Aristóteles afirma en su Metafísica que “ordenar es propio del sabio” (I,
2, 982a 18), sapientis est ordinare.
“Conserva el orden y el orden te conservará”. Más que un retruécano esta
máxima suena a paradoja. Pero es cierto: la disposición externa de algo no es
una acción ajena a nuestra persona. El orden parte del hombre y al hombre
vuelve, es una operación que transforma un entorno y que al mismo tiempo
repercute en los sujetos. El orden aumenta la “calidad de vida”: ayuda a la
economía y al ahorro, permite aprovechar mejor nuestro tiempo, aporta paz y
serenidad a uno mismo y a los demás, crea un espacio propicio para cualquier
actividad humana (estudio, descanso, convivencia, oración) y la facilita. Es
menos complicado cocinar si se conoce con precisión dónde se encuentran los
ingredientes e instrumentos requeridos y cuando, de hecho, están allí… de otro
modo, se termina llamando con urgencia a un servicio de entrega a domicilio.
Para crear un orden (llámese éste clasificación, catalogación, o la
simple asignación de un sitio a un grupo de objetos) se requiere una cabeza muy
bien puesta, hace falta razonar. Ordenar-disponer es una tarea humana. El gran
filósofo de la antigüedad, Aristóteles, afirma en su Metafísica que
“ordenar es propio del sabio” (I, 2, 982a 18), sapientis est ordinare.
Antes de establecer un orden tenemos que dedicar unos minutos para pensar dos
cosas muy sencillas: qué es lo que tenemos y qué es lo que queremos. El orden
será el medio para llegar a ese fin, partiendo de los elementos con que
contamos. Cualquier ámbito que exija orden se reduce a este esquema tan simple
(qué y para qué), sólo hay que pensar un poco y está hecho.
La conquista del orden abarca fundamentalmente dos etapas: primera, establecer
el orden; segunda, mantenerlo. En la primera es preciso dedicar todo el tiempo
que se requiera y estar dispuesto a reordenar las veces que sea necesario, sin
cansarse de volver a empezar. En la segunda, nunca hay tregua: el orden “se
mantiene” en gerundio, soportado por nuestra voluntad y nunca por
generación espontánea. En otras palabras: en la formación de este hábito, como
en cualquier otro, hay que actuar con decisión y constancia.

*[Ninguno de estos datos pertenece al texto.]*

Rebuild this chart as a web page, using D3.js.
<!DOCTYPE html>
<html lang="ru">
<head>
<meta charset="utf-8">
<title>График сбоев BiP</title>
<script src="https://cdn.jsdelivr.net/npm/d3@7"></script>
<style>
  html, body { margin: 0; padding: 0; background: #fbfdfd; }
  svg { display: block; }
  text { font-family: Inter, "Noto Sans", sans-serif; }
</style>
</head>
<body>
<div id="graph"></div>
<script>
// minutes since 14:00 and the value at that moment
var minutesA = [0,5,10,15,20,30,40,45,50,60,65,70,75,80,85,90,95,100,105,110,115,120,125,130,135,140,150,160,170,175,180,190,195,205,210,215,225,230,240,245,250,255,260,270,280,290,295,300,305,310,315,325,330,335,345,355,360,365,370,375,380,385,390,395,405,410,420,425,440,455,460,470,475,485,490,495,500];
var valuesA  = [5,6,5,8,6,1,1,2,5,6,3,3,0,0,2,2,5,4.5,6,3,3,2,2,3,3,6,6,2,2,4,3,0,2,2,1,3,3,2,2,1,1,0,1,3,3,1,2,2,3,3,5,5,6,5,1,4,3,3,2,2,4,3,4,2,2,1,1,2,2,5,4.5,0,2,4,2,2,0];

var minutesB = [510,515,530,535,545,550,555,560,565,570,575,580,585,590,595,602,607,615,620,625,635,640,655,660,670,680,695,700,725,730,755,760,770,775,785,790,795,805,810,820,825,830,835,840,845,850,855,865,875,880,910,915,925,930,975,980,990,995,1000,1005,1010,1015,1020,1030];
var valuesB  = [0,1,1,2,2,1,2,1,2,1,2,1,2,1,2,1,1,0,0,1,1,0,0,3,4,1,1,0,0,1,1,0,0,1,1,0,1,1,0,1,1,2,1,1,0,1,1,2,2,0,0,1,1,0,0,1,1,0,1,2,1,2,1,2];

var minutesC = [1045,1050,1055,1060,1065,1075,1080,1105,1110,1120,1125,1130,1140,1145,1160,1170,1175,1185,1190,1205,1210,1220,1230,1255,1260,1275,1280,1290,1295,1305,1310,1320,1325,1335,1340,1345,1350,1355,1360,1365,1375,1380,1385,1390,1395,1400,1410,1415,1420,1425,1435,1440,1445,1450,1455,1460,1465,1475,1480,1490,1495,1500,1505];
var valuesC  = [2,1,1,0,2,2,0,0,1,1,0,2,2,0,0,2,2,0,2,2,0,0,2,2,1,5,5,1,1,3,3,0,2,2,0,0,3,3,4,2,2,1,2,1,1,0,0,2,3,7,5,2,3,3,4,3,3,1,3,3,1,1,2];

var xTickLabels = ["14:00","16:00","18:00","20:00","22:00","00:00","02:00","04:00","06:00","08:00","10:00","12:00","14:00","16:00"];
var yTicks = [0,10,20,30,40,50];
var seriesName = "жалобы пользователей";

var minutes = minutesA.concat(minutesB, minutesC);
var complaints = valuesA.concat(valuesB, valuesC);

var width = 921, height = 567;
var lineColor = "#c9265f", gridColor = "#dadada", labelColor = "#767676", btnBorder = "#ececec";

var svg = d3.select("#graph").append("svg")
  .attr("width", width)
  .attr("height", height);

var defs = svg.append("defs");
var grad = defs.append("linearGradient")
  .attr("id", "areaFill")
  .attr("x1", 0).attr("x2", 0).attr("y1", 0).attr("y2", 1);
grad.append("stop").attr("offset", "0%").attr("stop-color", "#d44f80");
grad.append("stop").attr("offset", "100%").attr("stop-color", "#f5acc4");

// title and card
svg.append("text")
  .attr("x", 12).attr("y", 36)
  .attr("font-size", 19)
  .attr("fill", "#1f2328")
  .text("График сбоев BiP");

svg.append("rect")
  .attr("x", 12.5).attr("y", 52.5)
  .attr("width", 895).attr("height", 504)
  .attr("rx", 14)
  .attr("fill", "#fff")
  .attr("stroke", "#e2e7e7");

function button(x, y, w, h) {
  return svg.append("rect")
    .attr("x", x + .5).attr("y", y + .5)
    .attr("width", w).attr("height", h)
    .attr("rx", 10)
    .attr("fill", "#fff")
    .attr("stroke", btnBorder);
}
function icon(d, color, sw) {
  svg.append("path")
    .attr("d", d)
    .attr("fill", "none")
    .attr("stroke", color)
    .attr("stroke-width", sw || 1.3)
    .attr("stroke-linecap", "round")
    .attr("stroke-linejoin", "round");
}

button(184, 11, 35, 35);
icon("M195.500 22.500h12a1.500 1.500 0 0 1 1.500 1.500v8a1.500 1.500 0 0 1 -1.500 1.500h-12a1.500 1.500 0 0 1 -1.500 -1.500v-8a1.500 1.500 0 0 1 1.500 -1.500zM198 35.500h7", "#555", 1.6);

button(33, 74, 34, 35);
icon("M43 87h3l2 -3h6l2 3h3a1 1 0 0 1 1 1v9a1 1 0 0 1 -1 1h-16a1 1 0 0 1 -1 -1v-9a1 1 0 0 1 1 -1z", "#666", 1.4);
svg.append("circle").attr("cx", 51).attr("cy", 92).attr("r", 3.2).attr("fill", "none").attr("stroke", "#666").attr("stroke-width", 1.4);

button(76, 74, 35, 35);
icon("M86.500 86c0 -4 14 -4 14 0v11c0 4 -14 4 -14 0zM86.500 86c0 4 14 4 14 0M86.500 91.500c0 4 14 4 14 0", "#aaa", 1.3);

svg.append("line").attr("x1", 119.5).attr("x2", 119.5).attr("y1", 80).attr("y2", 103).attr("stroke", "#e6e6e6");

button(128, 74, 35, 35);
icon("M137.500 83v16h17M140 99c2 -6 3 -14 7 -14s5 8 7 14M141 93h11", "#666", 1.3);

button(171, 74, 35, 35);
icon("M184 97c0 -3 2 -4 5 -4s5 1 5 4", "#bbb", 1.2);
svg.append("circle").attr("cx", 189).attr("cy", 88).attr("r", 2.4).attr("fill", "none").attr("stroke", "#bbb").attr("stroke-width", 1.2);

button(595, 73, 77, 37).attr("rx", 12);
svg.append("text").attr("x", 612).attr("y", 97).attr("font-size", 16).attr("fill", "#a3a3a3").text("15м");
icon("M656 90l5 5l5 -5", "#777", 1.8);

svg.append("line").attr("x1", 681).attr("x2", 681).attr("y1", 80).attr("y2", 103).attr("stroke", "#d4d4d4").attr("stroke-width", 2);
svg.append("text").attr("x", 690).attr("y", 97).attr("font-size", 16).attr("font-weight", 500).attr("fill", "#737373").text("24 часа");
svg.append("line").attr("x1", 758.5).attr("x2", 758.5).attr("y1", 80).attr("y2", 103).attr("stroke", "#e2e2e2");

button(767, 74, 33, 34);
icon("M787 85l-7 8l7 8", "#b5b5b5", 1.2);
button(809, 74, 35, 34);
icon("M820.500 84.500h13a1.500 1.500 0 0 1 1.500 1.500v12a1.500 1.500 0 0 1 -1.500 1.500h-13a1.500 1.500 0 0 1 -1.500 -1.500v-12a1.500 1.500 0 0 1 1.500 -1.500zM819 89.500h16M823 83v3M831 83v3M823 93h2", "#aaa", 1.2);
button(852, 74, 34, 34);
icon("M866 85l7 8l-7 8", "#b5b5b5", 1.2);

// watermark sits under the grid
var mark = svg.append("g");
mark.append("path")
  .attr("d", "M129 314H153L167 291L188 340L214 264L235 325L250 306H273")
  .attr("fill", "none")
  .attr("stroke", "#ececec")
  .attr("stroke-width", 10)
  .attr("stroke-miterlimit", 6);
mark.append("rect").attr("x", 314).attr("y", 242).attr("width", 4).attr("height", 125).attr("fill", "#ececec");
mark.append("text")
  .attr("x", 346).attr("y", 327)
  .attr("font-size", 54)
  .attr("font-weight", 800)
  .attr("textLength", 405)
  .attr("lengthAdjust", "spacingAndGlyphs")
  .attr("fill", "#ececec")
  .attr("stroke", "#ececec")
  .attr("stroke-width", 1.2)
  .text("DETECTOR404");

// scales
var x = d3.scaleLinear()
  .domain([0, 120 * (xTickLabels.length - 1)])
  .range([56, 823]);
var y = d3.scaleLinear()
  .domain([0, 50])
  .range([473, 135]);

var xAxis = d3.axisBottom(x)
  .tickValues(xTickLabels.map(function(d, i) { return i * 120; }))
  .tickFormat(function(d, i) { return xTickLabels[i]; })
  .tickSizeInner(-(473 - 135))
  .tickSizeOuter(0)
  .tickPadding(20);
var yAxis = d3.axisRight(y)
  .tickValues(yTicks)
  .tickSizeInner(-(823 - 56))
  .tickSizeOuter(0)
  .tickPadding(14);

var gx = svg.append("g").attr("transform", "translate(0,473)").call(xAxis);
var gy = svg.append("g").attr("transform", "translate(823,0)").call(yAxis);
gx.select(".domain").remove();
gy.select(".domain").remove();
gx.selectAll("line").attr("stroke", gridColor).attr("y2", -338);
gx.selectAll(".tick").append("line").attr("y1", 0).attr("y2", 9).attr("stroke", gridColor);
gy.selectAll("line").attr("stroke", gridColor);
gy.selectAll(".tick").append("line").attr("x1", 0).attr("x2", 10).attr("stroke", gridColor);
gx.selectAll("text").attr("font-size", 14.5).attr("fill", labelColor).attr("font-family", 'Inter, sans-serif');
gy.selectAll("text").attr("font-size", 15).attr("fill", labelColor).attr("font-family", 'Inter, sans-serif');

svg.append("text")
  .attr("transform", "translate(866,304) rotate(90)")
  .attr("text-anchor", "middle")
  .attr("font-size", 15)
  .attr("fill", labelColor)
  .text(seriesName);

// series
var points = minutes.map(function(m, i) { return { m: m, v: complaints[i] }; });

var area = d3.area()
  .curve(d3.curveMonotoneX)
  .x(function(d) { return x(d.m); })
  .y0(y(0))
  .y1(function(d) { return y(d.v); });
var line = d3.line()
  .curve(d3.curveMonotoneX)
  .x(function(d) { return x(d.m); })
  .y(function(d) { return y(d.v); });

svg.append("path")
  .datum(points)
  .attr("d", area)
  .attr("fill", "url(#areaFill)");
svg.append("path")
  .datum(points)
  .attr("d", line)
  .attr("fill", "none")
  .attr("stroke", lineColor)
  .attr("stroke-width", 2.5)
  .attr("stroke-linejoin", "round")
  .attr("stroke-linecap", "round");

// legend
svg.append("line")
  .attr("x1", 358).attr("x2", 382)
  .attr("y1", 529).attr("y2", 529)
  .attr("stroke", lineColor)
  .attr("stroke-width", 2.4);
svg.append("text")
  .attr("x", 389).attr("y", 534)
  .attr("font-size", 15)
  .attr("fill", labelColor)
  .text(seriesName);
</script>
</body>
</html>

¿Cuáles son los lugares o ámbitos en los que conviene establecer y
conservar el orden? La respuesta la tiene uno mismo. Las omisiones voluntarias
en este punto no tienen ningún sentido. Ser desordenado a propósito no es una
virtud ni una moda. Es verdad que no existe ninguna
“Liga-internacional-contra-el-desorden” que vaya a meternos a la cárcel por
vivir en una habitación en la que parece que habita un huracán. Tampoco hay que
temer una confiscación de bienes por carencia de decoro. Los platos rotos los
paga cada uno, cada día, a cada instante en su oficina, armario, cocina,
estudio, coche, agenda de compromisos… Uno mismo es juez y víctima de su
desorden. A veces no pasa casi nada (un retraso inofensivo), otras el precio es
demasiado caro (pérdida de una cita, de un examen o del empleo).
Para algunos hombres privilegiados el orden es una manifestación natural
de su temperamento. Lo cultivan de modo espontáneo, sin tener que matarse para
conservarlo. Otros, más privilegiados aún, deben desgastarse el triple para
conseguirlo. La lucha puede durar años, quizá toda la vida, pero vale la pena.
Vale la pena cualquier cosa que nos ayude a ser mejores y a vivir con mayor
plenitud como, por ejemplo, el orden.
El orden es una elección personal. Si lo quieres y te esfuerzas por
alcanzarlo, ¡felicidades y adelante! Si aún no comienzas o no te has
convencido, ¡ánimo, nunca es tarde para empezar!
Recuerda: Serva ordinem et ordo servabit te.